Deep cleaning: I deep clean my makeup brushes every week using a gentle soap so I’m not damaging the bristles (I use both synthetic and real hair fiber brushes). My go-to cleansing soap is Dr. Bronner’s Baby Unscented Soap. It’s natural, effective, and doesn’t leave a lingering smell. You can purchase brush cleansers at almost all beauty stores.

*My tip is to use a brush cleaning glove. This will save you time and money in the long run, trust me. I found that before I started using a glove, I was using a large amount of soap due to the fact that the palm of my hand wasn’t cutting it when cleaning my dense foundation brushes. Here is my cleansing glove of choice. I dampen my brushes using warm water before I begin cleaning with the glove (apply soap on cleansing glove, not directly on the brush).  I swish my brush around in circular motions and the glove takes care of the rest. Be sure to clean and dry your brushes at an angle so water doesn’t seep into the handle, loosening the hair.  

Spot Cleaning: I spot clean my brushes after every use. My favorite spot cleaner is the MAC Cosmetics Brush Cleaner. It’s a bit pricey to use for both spot and deep cleaning, so try to only use it sparingly. First take a few paper towels and spray damp. Then take my dirty brush, rub it into the paper towel, and watch the makeup melt away—quick, easy, and effective. Finally, let the brush sit for a few minutes to dry before putting it away.

Recommendation: Do not use sponge eye shadow applicators & disposable sponges after more than one use.


Antibacterial Wipes: When I’m traveling or find my makeup is getting dusty or that there’s product buildup, I clean the packaging with wipes. Whether it’s your makeup bag, pouch, eyelash curlers, makeup brush handles… Giving your products a once over is a great way to ensure you’re stopping bacteria buildup or germs from spreading.         

Pencils: Whether you have a twist up or standard pencil, the best way to keep your pencils clean is by sharpening them and then wiping the exposed area with a towel misted with alcohol. Same goes for twist-up pencils, twist-up as you need.  

Mascara: My rule of thumb is never keep a tube of mascara longer than 3 months. Once a month, I take the wand and wipe it clean with a towel misted in isopropyl alcohol. This removes all of the mascara buildup on the wand and allows for the mascara to apply clump free.  The shelf life of eye products tend to be shorter, preventative to keep the delicate eye area free of germs.

Powders: I don’t sanitize my powdered makeup often since I’m primarily the only person that uses it. When I notice my eyeshadow palettes begin to look disheveled, I scrape the top layer with a cotton bud and spritz with alcohol. This helps clean up any slippage from neighbor shadows from the palette.    

Tip: You can repair cracked or crushed powder makeup products by adding a few drops of alcohol and pressing it together. Let your product sit for a few hours to dry and enjoy.    

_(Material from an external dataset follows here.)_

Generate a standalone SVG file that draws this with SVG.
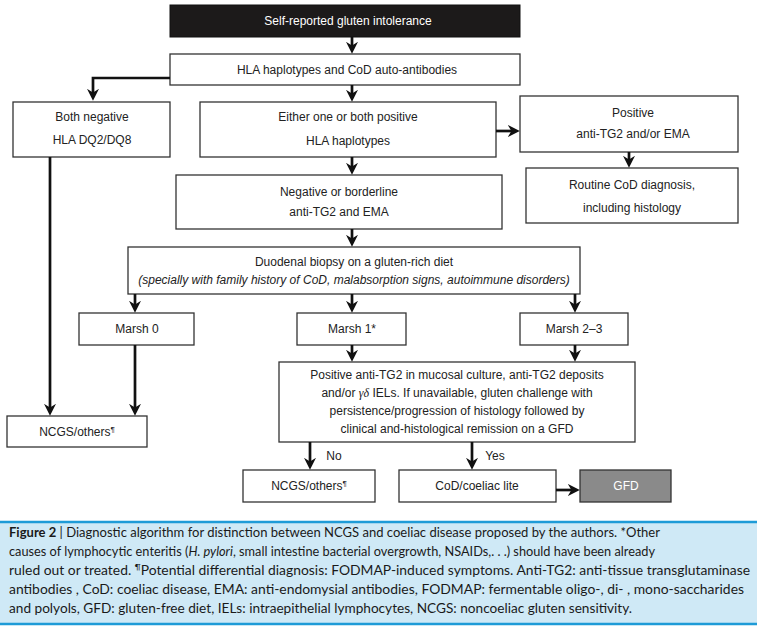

Lipstick:  If you often share your lip products, opt for a lip brush with each application, which you can wipe down with alcohol or a deep cleaning product between people. This will keep your lipstick bullet sanitized. Lipstick is one product I’m particular about—If I’m sharing I always use a lip brush. You can wipe the bullet clean with a towel and dip into alcohol for a thorough cleaning. Set aside and let dry.